In Connecticut, lawmakers are considering legislation that would regulate adult use cannabis for those 21 years and older. On Monday morning, a judiciary committee public hearing was held so that concerned citizens could weigh in on the potential historic law.
Not everyone who showed out was in favor of legalizing marijuana. Ken Walch, an activist with Coalition for a Better Wallington, broke down while speaking of his concern that using marijuana leads to harder drug abuse. Walch’s 21 year old stepdaughter Taylor died of substance abuse.
“If you do it Taylor would be looking down shedding a tear for all of us,” he said.
Some lawmakers took a practical approach to the issue of cannabis legalization.
“No one is here advocating for the use of cannabis, that’s not what this is about,” said Representative Steve Stafstrom. This is about saying it is here. It is at our doorsteps. It’s on our streets. How should we as a state regulate that substance?”
Others have spoken out about how marijuana legalization relates to human rights issues. Notably, the state’s Governor Ned Lamont used his State of the State address to talk about the importance of removing cannabis prohibition. His remarks were seen as a push for policymakers to enact marijuana access laws, and accordingly, the new proposed legislation was dubbed the Governor’s Bill to recognize his support.
Past efforts to legalize marijuana in the state, such as an unsuccessful 2019 legislative push, have also been motivated by Connecticut’s history of racially biased policing.
Neighboring States Reforming Laws
Connecticut’s neighboring state Massachusetts voted to legalize recreational cannabis in 2016; the vote was signed into law in 2017. Operating dispensaries are now located 30 miles away from Connecticut’s capital Hartford, a fact that essentially ensures that Connecticuts’ cannabis users already have access to recreational marijuana — but tax revenue from those purchases are not going into the state’s coffers.
The state’s other regional neighbors New York, New Jersey, and Rhode Island are all considering plans to legalize cannabis. Governors have been attempting to regularize regulations so as to facilitate cross-state activity and minimize the number of residents going over state lines to buy their cannabis. Last fall, Lamont and New York governor Mario Cuomo held a press conference establishing a “strategic partnership” between the states when it comes to e-cigarette and cannabis policy.

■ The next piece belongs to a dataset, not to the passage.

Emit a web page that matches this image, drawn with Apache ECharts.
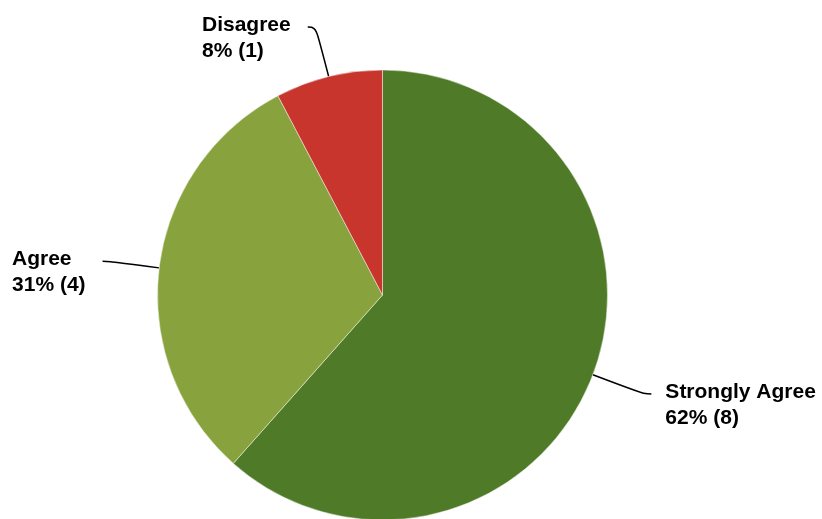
<!DOCTYPE html>
<html>
<head>
<meta charset="utf-8">
<script src="https://cdn.jsdelivr.net/npm/echarts@6/dist/echarts.min.js"></script>
<style>
html,body{margin:0;padding:0;background:#fff;}
#chart{width:822px;height:519px;}
</style>
</head>
<body>
<div id="chart"></div>
<script>
const categories = ['Strongly Agree', 'Agree', 'Disagree'];
const counts = [8, 4, 1];
const colors = ['#4f7b28', '#88a23e', '#c7352d'];

const total = counts.reduce((a, b) => a + b, 0);
const data = categories.map((c, i) => ({ name: c, value: counts[i], itemStyle: { color: colors[i] } }));

const chart = echarts.init(document.getElementById('chart'), null, { renderer: 'canvas' });
const cx = 382.5;
chart.setOption({
  animation: false,
  backgroundColor: '#ffffff',
  series: [{
    type: 'pie',
    center: [cx, 295],
    radius: 225,
    startAngle: 90,
    clockwise: true,
    data: data,
    itemStyle: { borderColor: 'rgba(255,255,255,0.45)', borderWidth: 1 },
    label: {
      show: true,
      formatter: function (p) {
        return p.name + '\n' + Math.round(p.value / total * 100) + '% (' + p.value + ')';
      },
      fontFamily: 'Liberation Sans, Arial, sans-serif',
      fontWeight: 'bold',
      fontSize: 21,
      lineHeight: 26,
      color: '#000000',
      align: 'left'
    },
    labelLine: {
      show: true,
      length: 54,
      length2: 8,
      smooth: 0.5,
      lineStyle: { color: '#000000', width: 1.5 }
    },
    labelLayout: function (params) {
      const pts = params.labelLinePoints;
      if (!pts) return {};
      const end = pts[pts.length - 1];
      const w = params.labelRect.width;
      const right = end[0] > cx;
      return {
        x: right ? end[0] + 14 : end[0] - 17 - w,
        y: end[1] + 11,
        align: 'left',
        verticalAlign: 'middle',
        labelLinePoints: pts.map(p => [p[0], p[1]])
      };
    }
  }]
});
</script>
</body>
</html>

Many of Connecticut’s institutions have begun to show new interest in the legal uses of cannabis. In New Haven, Yale University’s School of Medicine announced that it had been awarded the state’s first license to study cannabis’ effects on mental health.
Connecticut legalized medical marijuana back in 2012, and last year expanded the program to allow entry of patients with eight more medical conditions, including rheumatoid arthritis and migraines.
The state’s currently proposed legalization regulations would erase cannabis-related convictions related to under four ounces of marijuana that occurred after October 2015. It would allow consumers to buy up to an ounce and a half of cannabis at once.
“This is about how do we do something that is forward-looking and future-looking and yes deals with the issues past because of bad policy we’ve had,” said state Senator Gary Winfield at Monday’s hearing.